Prof. Waltzer helped me understand the records (which are in German) and even provided information about my father's time in Buchenwald based on his extensive research and on something that Arthur said my father told him:  Just before the liberation the Germans were running through the camp looking for Jews.  As they got to the bunk where my father was the Nazi soldier asked the first person he saw - someone political - whether there were Jews there. The prisoner replied that there were no more Jews left in the bunk and the soldier left.  My father survived and was liberated by the Americans.

My father was one of eight children of Frimet (Weisel) and Avraham Fruchter. His parents and four of his siblings, including his twin sister, Charna, were killed at Auschwitz. His two oldest siblings as well as another older sister and he survived the war. None of them really spoke about the war or their experiences and none of them are here anymore to answer questions.Their history went to the grave with them. 

Tomorrow morning, when the siren sounds throughout Israel, I will think of my father and his family, those who survived the Nazis and those who did not.  

יהי זכרם ברוך.




2 comments:

Baila said...

That was beautiful...

kenwaltzer said...

Hello Fern,

Majer Fruchter, prisoner no. 58394 at Buchenwald, deported April 26, 1944 from the ghetto in Akna Slatina,and then selected for work at Auschwitz-Birkenau, arrived at Buchenwald June 6, 1944. On June 17, 1944, he was sent to Magdeburg, but he was returned to the base camp Buchenwald probably in August, at which time he was placed in block 23, a new Jewish block headed by veteran Jewish prisoner staff who were part of the underground conspiracy to save and protect youths.
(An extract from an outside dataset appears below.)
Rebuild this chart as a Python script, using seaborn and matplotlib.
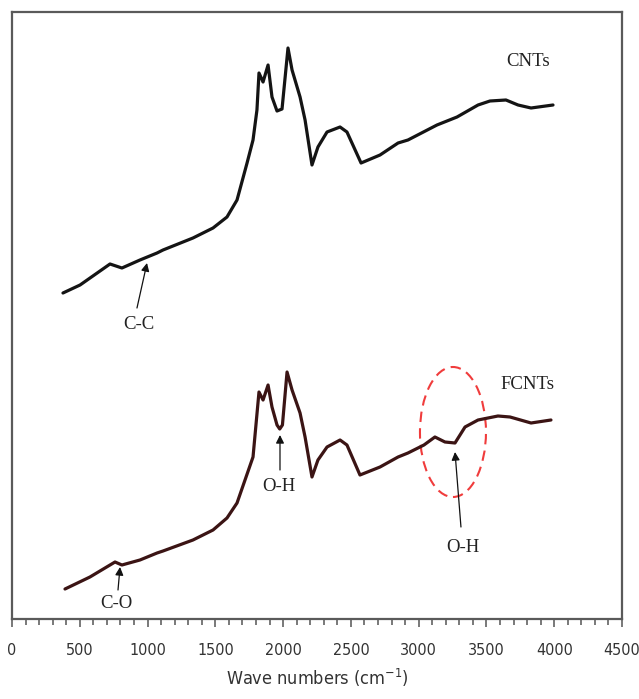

It is not clear where he was in the camp in the subsequent months, although if he was in block 23, he would have left it on April 4, when Jewish prisoners were told to line up at the appelplatz, or he might have been transferred earlier than that. My guess is he went down the hill at Buchenwald to block 66. There, the block elder that protected the boys was Antonin Kalina, who was recently awarded Righteous status by Yad Vashem. Many boys tell the story of SS guards coming to the barrack to find Jewish boys who didn't report, from where the guards were turned away by Kalina, who said there were no Jews here.